Supported Adaptors Description Information
fork Submit jobs only on localhost head node. Password less login to localhost is required. Example usage: fork://localhost
SSH Submit jobs on target machine's head node. Password-less login to target machine is required. Example usage: ssh://eric1.loni.org Allows to submit jobs to a remote host via SSH
PBS Submit jobs to target machine's scheduling system. Password-less login to target machine is required. Example usage: Remote (over SSH): pbs+ssh://eric1.loni.org or Local: pbs://localhost Interfaces with a PBS, PBS Pro or TORQUE scheduler locally or remotely via SSH
SGE Submit jobs to target machine's scheduling system. Password-less login to target machine is required. Example usage: Remote (over SSH): sge+ssh://lonestar.tacc.utexas.edu or Local: sge://localhost Interfaces with a Sun Grid Engine (SGE) scheduler locally or remotely via SSH
GRAM Uses Globus to submit jobs. Globus certificates are required. Initiate grid proxy (myproxy-logon) before executing the BigJob application. Example usage of URL gram://gatekeeper.ranger.tacc.teragrid.org:2119/jobmanager-sge Please find the globus resource URLs of XSEDE machines at https://www.xsede.org/wwwteragrid/archive/web/user-support/gram-gatekeepers-gateway.html
Torque+GSISSH Submit jobs using gsissh. Globus certificates are required. Initiate grid proxy (myproxy-logon) before executing the BigJob application. Example usage of URL: xt5torque+gsissh://gsissh.kraken.nics.xsede.org Please find the GSISSH resource URLs of XSEDE machines at https://www.xsede.org/wwwteragrid/archive/web/user-support/gram-gatekeepers-gateway.html

allocation

When using these scripts on XSEDE, The allocation parameter must be changed from XSEDE-SAGA to your project's allocation number. This parameter may not be necessary if you are using your local cluster.

number_of_processes

This refers to the number of cores used. If your machine does not have 12 cores per node, you will have to change this parameter. For example, if you are using your laptop, number of processes might be 2 or 4.

queue

This refers to the name of the queue on the submission machine. This may not be necessary for your local laptop, but a machine such as Lonestar has different queues within SGE. You must specify if you wish to submit to the "development" queue or some other queue.

Sample Script

In your $HOME directory, open a new file simple_ensembles.py with your favorite editor (e.g., vim) and paste the following content:

import os
import time
import sys
from pilot import PilotComputeService, ComputeDataService, State
	
### This is the number of jobs you want to run
NUMBER_JOBS=4
COORDINATION_URL = "redis://[email protected]:6379"

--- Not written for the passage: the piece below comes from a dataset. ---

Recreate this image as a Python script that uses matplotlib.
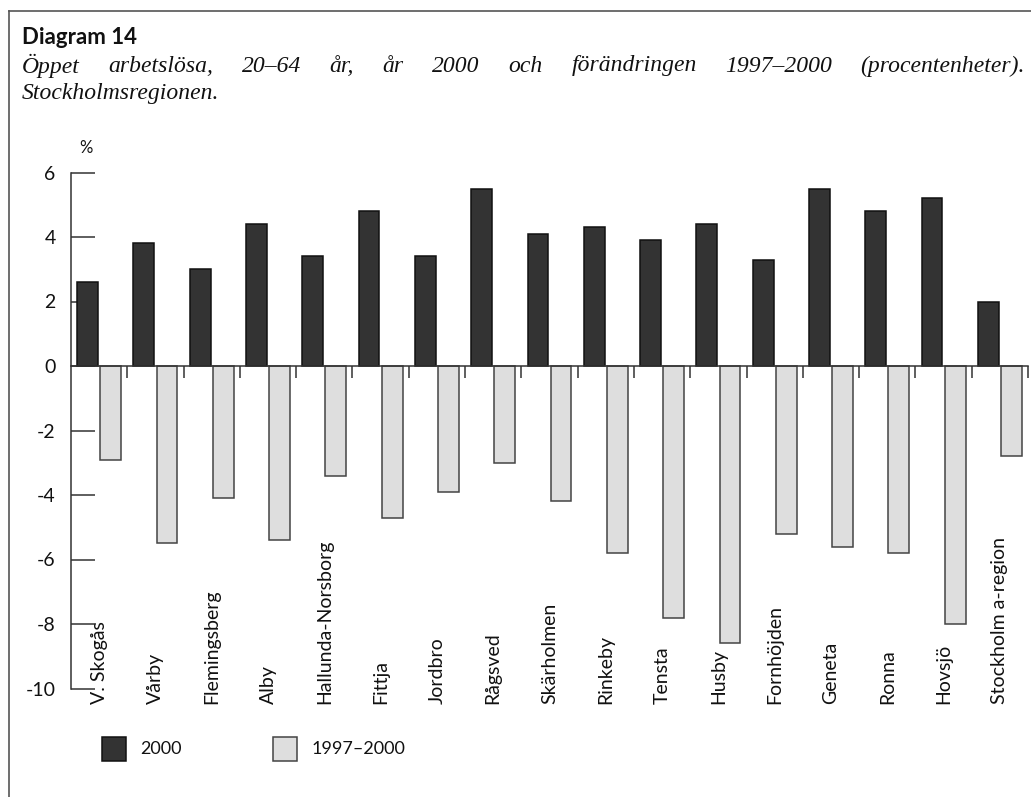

if __name__ == "__main__":

    pilot_compute_service = PilotComputeService(COORDINATION_URL)

    pilot_compute_description = { "service_url": "fork://localhost",
                                  "number_of_processes": 12,
                                  "allocation": "XSEDE12-SAGA",
                                  "queue": "development",                                      
                                  "working_directory": os.getenv("HOME")+"/agent",
                                  "walltime":10
                                }

    pilot_compute_service.create_pilot(pilot_compute_description=pilot_compute_description)

    compute_data_service = ComputeDataService()
    compute_data_service.add_pilot_compute_service(pilot_compute_service)

    print ("Finished Pilot-Job setup. Submitting compute units")

    # submit compute units
    for i in range(NUMBER_JOBS):
        compute_unit_description = {
                "executable": "/bin/echo",
                "arguments": ["Hello","$ENV1","$ENV2"],
                "environment": ['ENV1=env_arg1','ENV2=env_arg2'],
                "number_of_processes": 4,            
                "spmd_variation":"mpi",
                "output": "stdout.txt",
                "error": "stderr.txt",
                }    
        compute_data_service.submit_compute_unit(compute_unit_description)

    print ("Waiting for compute units to complete")
    compute_data_service.wait()

    print ("Terminate Pilot Jobs")
    compute_data_service.cancel()    
    pilot_compute_service.cancel()

Execute the script using command

python simple_ensembles.py

If you run the script, what do you get? You will have to go into the working directory( which is $HOME/agent in this case ), then the directory named after the pilot-service, and then the compute unit directories associated with that pilot-service.